American actress, writer, and TV judge (born 1968)

Cristina Perez (born October 27, 1968) is an American actress, television personality, writer and TV judge.

==Biography ==
Perez was born in New York City to parents of Colombian descent and raised in California. She received two BAs at UCLA and her JD at Whittier Law School. Perez is best known for presiding over cases in the shows La Corte del Pueblo (1999–2000) and La Corte de Familia (2000–2005) on the Telemundo network.

In September 2006, Perez's book Living by Los Dichos: Advice from a Mother to a Daughter was published by Simon & Schuster.

In March 2010, Perez's second book It's All about the Woman Who Wears It: 10 Laws for Being Smart, Successful and Sexy Too (published by Penguin Books) was released.

She is married to Christopher Gonzalez.

==Television==
Perez hosted the syndicated American arbitration-based reality court show, Cristina's Court, from 2006 to 2009. It was filmed at KRIV, the Fox owned-and-operated station in Houston. This made Perez one of four Hispanic judges that presided over an English-language American TV judge show, along with Maria Lopez (Judge Maria Lopez), Alex Ferrer (Judge Alex), and Marilyn Milian (The People's Court). The show was executive produced by Peter Brennan (formally of Judge Judy) and directed by Arthur Bergel. Reruns of the show aired on the Nosey streaming service in the 2018–19 season,

Perez is the first Hispanic judge to cross over from Spanish-language to English-language television. Her ancestry is Colombian, rather than Mexican or Cuban, as had been thought by some of her viewers.

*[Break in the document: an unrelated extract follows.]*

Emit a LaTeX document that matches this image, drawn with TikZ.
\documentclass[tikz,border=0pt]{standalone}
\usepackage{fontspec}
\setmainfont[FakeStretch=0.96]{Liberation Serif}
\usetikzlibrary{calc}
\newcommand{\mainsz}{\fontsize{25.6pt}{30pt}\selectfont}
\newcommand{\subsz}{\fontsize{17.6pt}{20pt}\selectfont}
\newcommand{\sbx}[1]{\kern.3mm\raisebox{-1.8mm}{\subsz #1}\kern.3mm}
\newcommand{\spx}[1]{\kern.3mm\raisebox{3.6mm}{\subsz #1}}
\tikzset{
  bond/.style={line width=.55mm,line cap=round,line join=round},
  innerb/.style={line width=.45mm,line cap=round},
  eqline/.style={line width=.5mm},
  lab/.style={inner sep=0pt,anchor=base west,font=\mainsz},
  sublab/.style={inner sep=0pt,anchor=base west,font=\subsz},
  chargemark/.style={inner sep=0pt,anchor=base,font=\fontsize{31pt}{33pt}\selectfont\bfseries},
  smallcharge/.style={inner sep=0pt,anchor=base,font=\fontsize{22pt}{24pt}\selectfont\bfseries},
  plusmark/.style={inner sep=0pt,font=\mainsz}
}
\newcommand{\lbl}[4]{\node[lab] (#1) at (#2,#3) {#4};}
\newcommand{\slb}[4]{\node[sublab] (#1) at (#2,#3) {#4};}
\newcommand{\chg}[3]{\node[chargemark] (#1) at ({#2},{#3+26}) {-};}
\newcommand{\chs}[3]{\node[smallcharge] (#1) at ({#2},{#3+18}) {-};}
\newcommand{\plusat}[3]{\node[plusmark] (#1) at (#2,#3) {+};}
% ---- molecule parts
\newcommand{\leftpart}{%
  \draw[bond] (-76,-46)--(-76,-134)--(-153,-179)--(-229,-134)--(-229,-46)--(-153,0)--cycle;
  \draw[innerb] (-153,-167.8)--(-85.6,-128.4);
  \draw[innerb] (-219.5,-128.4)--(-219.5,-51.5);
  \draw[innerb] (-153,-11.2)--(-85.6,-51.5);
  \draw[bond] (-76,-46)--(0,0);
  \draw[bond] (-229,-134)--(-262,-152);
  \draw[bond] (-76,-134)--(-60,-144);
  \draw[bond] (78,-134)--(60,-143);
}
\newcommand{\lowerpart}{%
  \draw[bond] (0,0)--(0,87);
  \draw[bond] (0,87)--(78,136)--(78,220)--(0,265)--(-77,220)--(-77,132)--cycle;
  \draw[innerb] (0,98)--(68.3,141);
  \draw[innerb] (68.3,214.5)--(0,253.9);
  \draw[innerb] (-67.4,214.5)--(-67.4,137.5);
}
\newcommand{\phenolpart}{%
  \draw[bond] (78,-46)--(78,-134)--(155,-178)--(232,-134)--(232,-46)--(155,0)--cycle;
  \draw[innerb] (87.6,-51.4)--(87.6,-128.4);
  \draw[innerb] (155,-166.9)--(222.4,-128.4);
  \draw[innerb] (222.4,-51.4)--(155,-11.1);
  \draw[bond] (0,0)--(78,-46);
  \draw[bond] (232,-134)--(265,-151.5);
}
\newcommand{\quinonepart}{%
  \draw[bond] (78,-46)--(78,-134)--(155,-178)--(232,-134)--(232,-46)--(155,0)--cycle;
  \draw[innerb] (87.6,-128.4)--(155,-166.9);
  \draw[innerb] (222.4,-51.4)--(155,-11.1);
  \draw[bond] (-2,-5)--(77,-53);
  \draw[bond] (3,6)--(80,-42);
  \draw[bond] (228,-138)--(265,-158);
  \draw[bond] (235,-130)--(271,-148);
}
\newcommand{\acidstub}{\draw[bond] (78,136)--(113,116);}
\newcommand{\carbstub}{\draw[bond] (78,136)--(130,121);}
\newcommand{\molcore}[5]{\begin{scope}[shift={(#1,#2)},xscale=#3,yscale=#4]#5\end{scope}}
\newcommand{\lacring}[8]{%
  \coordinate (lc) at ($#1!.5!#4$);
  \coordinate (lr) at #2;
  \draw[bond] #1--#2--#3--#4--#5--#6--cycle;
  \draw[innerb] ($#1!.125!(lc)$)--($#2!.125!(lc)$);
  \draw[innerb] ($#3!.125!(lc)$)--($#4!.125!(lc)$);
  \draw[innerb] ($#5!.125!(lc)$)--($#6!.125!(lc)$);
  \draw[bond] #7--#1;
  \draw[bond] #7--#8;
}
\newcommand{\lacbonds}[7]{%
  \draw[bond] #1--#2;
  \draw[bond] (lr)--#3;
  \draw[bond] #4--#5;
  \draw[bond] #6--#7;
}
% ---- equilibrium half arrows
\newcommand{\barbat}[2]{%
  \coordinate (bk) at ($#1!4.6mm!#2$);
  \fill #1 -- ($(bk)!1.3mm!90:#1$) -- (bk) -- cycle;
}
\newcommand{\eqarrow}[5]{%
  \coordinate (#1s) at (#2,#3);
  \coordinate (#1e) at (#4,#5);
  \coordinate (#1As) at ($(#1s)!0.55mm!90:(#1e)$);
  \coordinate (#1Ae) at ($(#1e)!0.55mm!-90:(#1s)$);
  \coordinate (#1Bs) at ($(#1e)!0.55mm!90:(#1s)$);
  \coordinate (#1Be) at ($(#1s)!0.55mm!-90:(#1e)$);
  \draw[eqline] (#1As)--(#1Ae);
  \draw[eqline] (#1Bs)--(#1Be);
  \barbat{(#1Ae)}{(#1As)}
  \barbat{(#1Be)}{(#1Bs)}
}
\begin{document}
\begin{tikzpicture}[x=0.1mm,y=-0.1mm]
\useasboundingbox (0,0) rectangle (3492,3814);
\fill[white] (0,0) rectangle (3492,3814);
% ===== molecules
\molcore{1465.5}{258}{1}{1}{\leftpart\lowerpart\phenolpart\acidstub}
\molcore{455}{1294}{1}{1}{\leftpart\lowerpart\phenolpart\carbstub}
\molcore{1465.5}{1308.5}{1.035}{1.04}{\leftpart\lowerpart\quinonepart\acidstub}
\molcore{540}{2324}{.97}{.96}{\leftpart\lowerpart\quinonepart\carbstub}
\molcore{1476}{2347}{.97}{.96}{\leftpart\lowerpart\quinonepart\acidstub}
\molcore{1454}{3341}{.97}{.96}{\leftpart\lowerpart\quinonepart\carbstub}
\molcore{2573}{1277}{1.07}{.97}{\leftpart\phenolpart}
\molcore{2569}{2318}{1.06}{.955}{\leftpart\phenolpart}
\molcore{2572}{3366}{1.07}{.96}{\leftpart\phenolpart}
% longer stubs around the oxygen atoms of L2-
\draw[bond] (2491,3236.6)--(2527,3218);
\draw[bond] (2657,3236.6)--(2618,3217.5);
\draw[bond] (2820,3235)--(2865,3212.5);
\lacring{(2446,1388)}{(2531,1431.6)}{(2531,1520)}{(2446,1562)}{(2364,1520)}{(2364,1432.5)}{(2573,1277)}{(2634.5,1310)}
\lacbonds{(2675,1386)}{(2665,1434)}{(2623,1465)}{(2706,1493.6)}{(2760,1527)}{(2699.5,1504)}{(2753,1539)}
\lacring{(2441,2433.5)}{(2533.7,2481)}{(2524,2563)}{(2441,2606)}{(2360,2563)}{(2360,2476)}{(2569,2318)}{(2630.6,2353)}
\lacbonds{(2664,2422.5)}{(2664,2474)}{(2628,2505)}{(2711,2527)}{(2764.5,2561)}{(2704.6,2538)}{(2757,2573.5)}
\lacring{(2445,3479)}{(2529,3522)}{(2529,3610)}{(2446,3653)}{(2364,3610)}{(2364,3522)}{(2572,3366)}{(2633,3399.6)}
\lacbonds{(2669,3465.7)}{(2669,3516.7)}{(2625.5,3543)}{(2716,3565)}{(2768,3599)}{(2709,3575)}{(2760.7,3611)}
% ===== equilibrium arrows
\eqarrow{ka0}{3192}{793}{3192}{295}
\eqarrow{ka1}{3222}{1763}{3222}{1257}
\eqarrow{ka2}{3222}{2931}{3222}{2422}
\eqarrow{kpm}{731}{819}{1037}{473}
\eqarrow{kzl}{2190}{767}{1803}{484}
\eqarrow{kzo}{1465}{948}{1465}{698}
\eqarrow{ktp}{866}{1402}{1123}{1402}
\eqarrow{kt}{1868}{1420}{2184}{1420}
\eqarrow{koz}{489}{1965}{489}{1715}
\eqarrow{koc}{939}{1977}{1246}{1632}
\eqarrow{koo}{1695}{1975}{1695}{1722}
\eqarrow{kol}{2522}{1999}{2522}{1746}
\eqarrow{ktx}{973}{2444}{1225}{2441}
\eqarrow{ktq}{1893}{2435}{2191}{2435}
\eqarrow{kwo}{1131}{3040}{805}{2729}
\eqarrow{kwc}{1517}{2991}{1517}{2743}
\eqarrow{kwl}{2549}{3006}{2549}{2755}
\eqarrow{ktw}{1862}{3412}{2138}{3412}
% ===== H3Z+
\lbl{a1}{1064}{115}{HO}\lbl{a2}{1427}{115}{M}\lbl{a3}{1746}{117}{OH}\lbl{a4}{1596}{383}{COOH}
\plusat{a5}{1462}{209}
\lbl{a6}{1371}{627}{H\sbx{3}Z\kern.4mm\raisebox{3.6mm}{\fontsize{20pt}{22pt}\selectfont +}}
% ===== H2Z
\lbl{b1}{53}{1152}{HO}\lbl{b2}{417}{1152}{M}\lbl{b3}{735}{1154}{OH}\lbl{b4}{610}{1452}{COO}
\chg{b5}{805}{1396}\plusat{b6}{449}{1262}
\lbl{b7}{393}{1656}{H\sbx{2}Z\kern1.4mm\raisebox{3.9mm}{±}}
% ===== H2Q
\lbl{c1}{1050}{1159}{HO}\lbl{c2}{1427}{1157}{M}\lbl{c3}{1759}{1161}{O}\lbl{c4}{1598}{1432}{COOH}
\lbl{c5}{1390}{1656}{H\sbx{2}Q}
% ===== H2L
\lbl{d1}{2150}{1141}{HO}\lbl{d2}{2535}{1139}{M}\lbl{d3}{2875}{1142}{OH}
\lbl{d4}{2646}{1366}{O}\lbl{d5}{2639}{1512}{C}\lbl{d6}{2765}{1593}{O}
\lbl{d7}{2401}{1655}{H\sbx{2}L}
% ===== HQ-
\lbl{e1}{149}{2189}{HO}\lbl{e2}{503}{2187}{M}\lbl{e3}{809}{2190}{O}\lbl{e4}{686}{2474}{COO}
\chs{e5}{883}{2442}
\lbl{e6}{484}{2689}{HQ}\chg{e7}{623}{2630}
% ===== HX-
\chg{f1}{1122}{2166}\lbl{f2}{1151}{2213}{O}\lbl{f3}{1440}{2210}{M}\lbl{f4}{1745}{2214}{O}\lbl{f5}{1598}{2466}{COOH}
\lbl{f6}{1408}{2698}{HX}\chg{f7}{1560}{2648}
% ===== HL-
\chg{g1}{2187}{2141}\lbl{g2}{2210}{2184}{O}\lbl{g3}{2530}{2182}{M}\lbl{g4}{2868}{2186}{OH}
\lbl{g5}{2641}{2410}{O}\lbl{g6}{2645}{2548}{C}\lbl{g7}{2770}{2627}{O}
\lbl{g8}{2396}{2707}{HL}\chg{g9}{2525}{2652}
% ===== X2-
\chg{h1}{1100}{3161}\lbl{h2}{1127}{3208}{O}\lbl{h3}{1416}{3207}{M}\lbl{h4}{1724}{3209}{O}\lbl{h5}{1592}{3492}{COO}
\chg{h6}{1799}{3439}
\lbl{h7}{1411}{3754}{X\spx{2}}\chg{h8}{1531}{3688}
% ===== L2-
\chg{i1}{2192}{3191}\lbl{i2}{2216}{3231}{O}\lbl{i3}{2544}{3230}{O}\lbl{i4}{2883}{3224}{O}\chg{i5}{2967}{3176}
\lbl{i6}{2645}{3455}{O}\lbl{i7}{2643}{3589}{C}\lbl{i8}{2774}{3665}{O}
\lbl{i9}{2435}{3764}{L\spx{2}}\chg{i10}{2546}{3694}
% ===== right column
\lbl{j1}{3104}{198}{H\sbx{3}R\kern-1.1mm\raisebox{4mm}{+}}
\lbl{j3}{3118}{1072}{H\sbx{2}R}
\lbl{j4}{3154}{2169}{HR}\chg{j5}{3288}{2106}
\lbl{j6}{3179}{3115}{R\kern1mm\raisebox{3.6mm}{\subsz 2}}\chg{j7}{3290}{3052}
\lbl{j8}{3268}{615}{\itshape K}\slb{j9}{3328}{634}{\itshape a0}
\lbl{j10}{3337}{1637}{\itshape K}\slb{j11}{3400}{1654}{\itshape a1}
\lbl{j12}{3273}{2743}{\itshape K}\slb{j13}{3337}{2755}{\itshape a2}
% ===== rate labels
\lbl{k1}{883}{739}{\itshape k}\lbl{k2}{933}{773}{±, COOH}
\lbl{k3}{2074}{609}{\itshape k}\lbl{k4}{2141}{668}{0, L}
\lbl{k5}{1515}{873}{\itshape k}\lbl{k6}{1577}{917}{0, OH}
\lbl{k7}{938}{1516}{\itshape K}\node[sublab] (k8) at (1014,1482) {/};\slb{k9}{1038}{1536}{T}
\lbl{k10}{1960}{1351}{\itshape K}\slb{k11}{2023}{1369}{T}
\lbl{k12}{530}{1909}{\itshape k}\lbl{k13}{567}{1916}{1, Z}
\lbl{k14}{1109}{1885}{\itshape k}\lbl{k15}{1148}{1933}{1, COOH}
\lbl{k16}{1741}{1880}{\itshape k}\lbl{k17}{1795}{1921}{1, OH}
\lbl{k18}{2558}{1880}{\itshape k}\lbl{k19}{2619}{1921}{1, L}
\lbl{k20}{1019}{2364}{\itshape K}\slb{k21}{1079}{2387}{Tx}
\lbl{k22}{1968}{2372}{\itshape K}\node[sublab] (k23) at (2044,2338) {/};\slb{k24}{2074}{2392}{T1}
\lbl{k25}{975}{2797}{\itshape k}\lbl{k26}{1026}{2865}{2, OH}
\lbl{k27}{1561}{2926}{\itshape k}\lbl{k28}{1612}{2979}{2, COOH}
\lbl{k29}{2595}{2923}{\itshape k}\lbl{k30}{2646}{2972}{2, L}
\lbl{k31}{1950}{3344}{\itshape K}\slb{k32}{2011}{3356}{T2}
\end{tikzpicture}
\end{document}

Cristina's Court won the Daytime Emmy for Outstanding Legal/Courtroom Program in 2008, 2009, and 2010. The 3 wins was a record until it was tied by Judge Judy in 2017.

Perez participated in a weekly radio segment called "Sex In the News" on the Playboy Radio, which is broadcast on Sirius satellite radio.

According to the Syndicated Network Television Association, Cristina ranked as one of the most trustworthy and influential syndicated hosts on television, ranking second behind Oprah Winfrey among adults 18 to 34 years old.

Perez returned to the court show genre with Justice for All with Judge Cristina Perez which has been airing since 2012. The program is produced by Entertainment Studios which produces two other court shows, America's Court with Judge Ross and We the People with Gloria Allred, all of which have real cases that are re-enacted with actors and scripts. Justice for All airs in both English and Spanish.